Some Thoughts On Support, Culture, And What Makes A Community

This is a rather meandering post, about a few different things.

First of all, Lisa Harney of Questioning Transphobia is a vital voice in the blogosphere. If you’re not reading her work, you should be. She’s in a very tight spot right now, so if you have a few dollars to spare, I urge you to consider donating via the Paypal button on her site. (You can read more about her situation here.)

I want to jump now away from Lisa to the broader phenomenon of folks rallying around a fellow blogger to offer assistance in a time of need, something I’ve seen happen quite a few times. It is, in my observation, starting to become standard practice for bloggers to receive some support from the blogosphere when the going gets tough, which I find pretty fascinating.

In my last post, I talked about our need, as humans, for love and support from more than one person — in essence, our need for community. Community performs a lot of different functions; in the last post, I focused mainly on our social and emotional needs, which are of course very important. At an even more basic level, though, community meets our daily physical needs for food and shelter. What does it say about the state of community today that the blogosphere, of all things, steps in to support people?

(Once again, I’m talking about big-picture phenomena here, not the specifics of the life of any person but myself.)

To me it says that, for a lot of people, the blogosphere, and other non-geographic communities, are the new neighborhood. Instead of having a neighbor to bring over a casserole during a hard month, many of us have, instead, a wide circle allies and readers to click on a Paypal button. (Or, if we’re lucky, maybe we have both.)

It’s great that people have that support. That kind of network is critically necessary; I’m very glad to see the blogosphere step up to meet that need where necessary. What’s interesting to me is that it is necessary — that, for many people, the networks that are presumably more immediate than blogland are either nonexistent or, more likely, just inadequate.
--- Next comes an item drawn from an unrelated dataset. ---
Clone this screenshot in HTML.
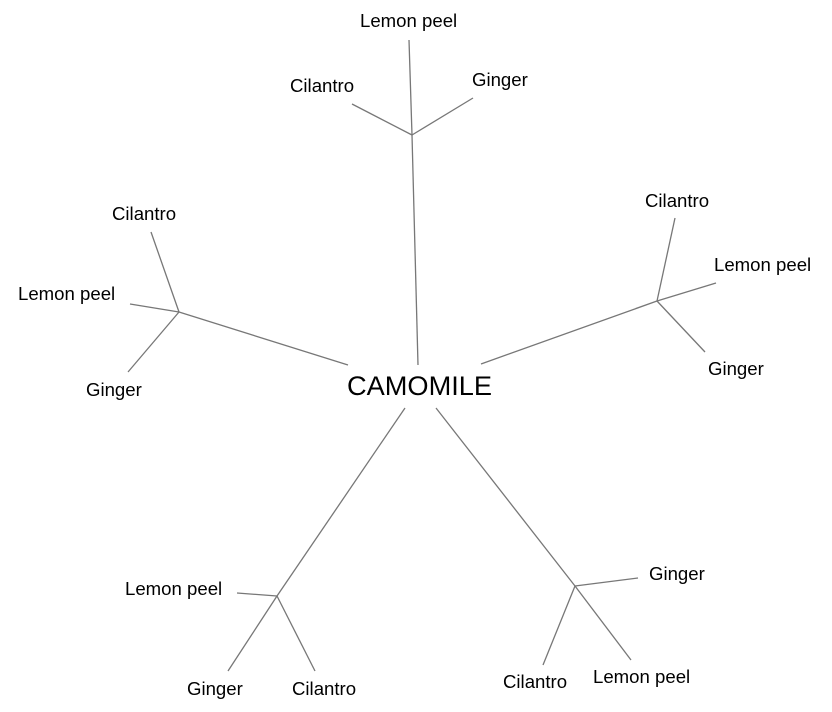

This does make some good sense. Neighborhoods (and, before, villages and even towns) used to be collections of people who shared a culture, complete with shared values, worldview, lifestyle and experiences. Today, many neighborhoods* and other Earth-bound populations in industrialized countries are basically random assortments of people who have nothing more in common than the fact that they live on the same street. (This is not always true — there are still some thriving, supportive neighborhoods around. I’ve never set foot in one, though, and I don’t think my experience is particularly unusual for a middle class US-American.) These neighbors are often, but not always, in roughly the same economic strata. But the real glue of communities is usually totally absent: shared principles, priorities and worldview, shared identity and experience, shared culture and history. It makes perfect sense that my neighbors are basically strangers to me — we have very little in common.
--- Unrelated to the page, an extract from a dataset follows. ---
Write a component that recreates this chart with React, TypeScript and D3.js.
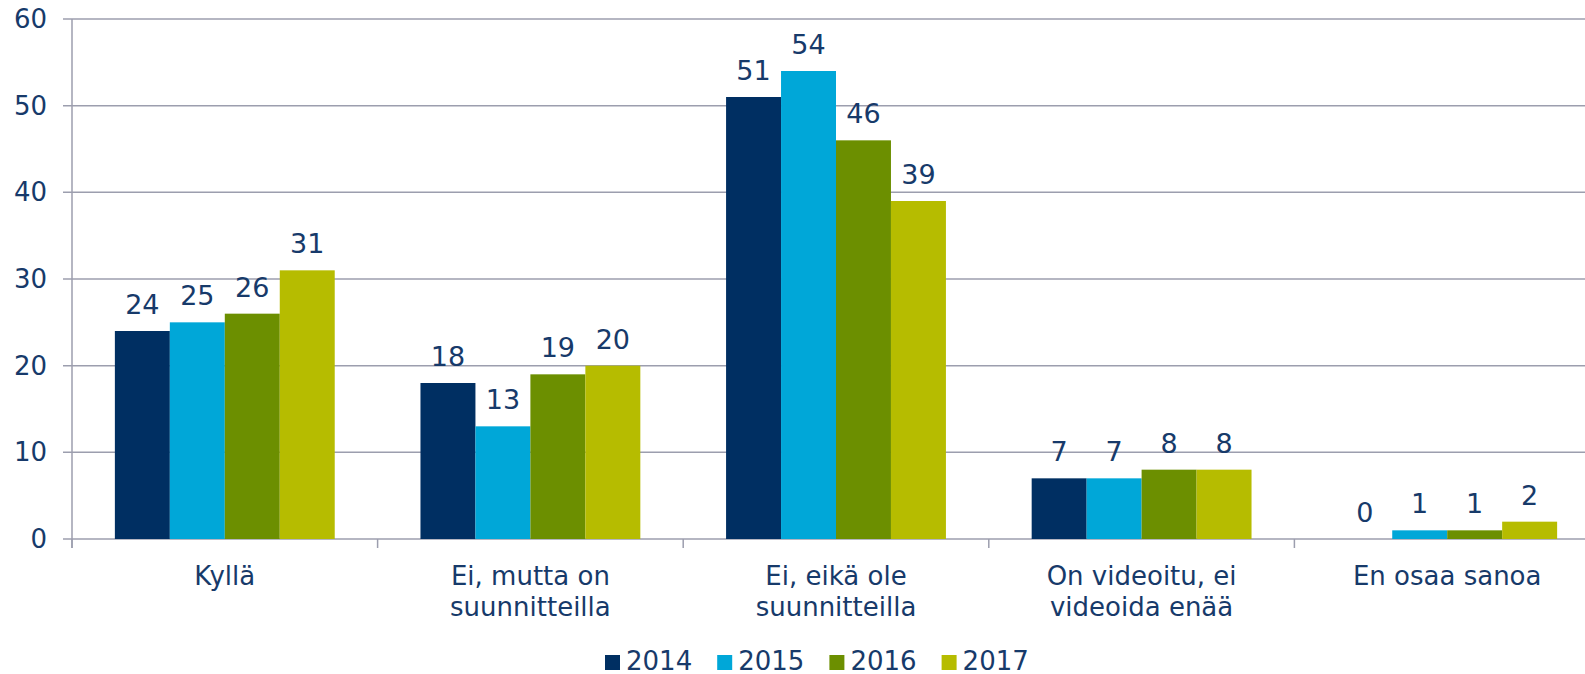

Contrast this to a grouping like any given subset of the blogosphere — the queer blogosphere, for example, or the circle of progressive Jewish blog(er)s, or the online community of women of color feminists. Here we have, instead, a group of individuals who have self-selected for very similar interests, goals, opinions and values. Amongst the group there are typically many people who share an identity and/or similar experiences, not to mention language. The glue of community is there.

As we would expect, these communities function better than many neighborhood communities, and, for that reason, step up to the plate when community support is necessary (as it often is). It’s wonderful that people are crafting solutions to meet unmet needs, even if it is lamentable that the needs are going unmet in the first place.

More lamentable than the erosion of the neighborhood, though, is the related phenomenon of the loss of culture. My girlfriend and watched Fiddler On The Rough this week, so I’ve been thinking even more than usual about this, about the worlds and ways of life that we have lost: that I personally have lost, and that have been lost to countless peoples around the world, in the many tides of war, change, revolution, genocide. Some of these forces are horrible — genocide — and others — change, for example in the form of freedom movements — are very good.

But it’s a strange and complicated sort of problem. How do we move towards justice without eroding culture? Is it possible? How do we change for the better without irrevocably damaging our traditions? My life is better than those of my ancestors — I’m not poor, I’m comparatively free of restrictive gender roles, I can love (and, I hope, marry) the person of my choice regardless of her gender or ethnicity…

But these freedoms come at a price. have an unshakable sense of who I am, culturally — and yet much of that culture is missing from my knowledge. I ache for music and traditions and a language that are lost to me, for a country that shares my culture. (That country doesn’t exist, mostly because my cultural identity is a strange mishmash of many things.)

My grandmother mourns that she didn’t get to grow up in her parents culture: the tight-knit Sephardi community in Sofia, where she was born. Instead she was raised around western Europe (Spain, France), largely ignorant of her own culture. There was a permanent, irrevocable gulf between my grandmother and her parents — in some ways, they could never really know each other, never really talk to each other.

My mother was then raised primarily in the United States. Another culture, another unbridgeable gap. In some much smaller sense the same thing happened to me, because my mother and father raised me in a different part of the country from where they grew up. (New Mexico is very different from New England.)

No one understands this pain better than my grandmother, and yet she does not understand.

“Let’s go back to Europe.”

Where it would only happen all over again, to my children and to me. That world is already gone.

* I am, of course, excluding intentional communities here — they’re the response to this very situation.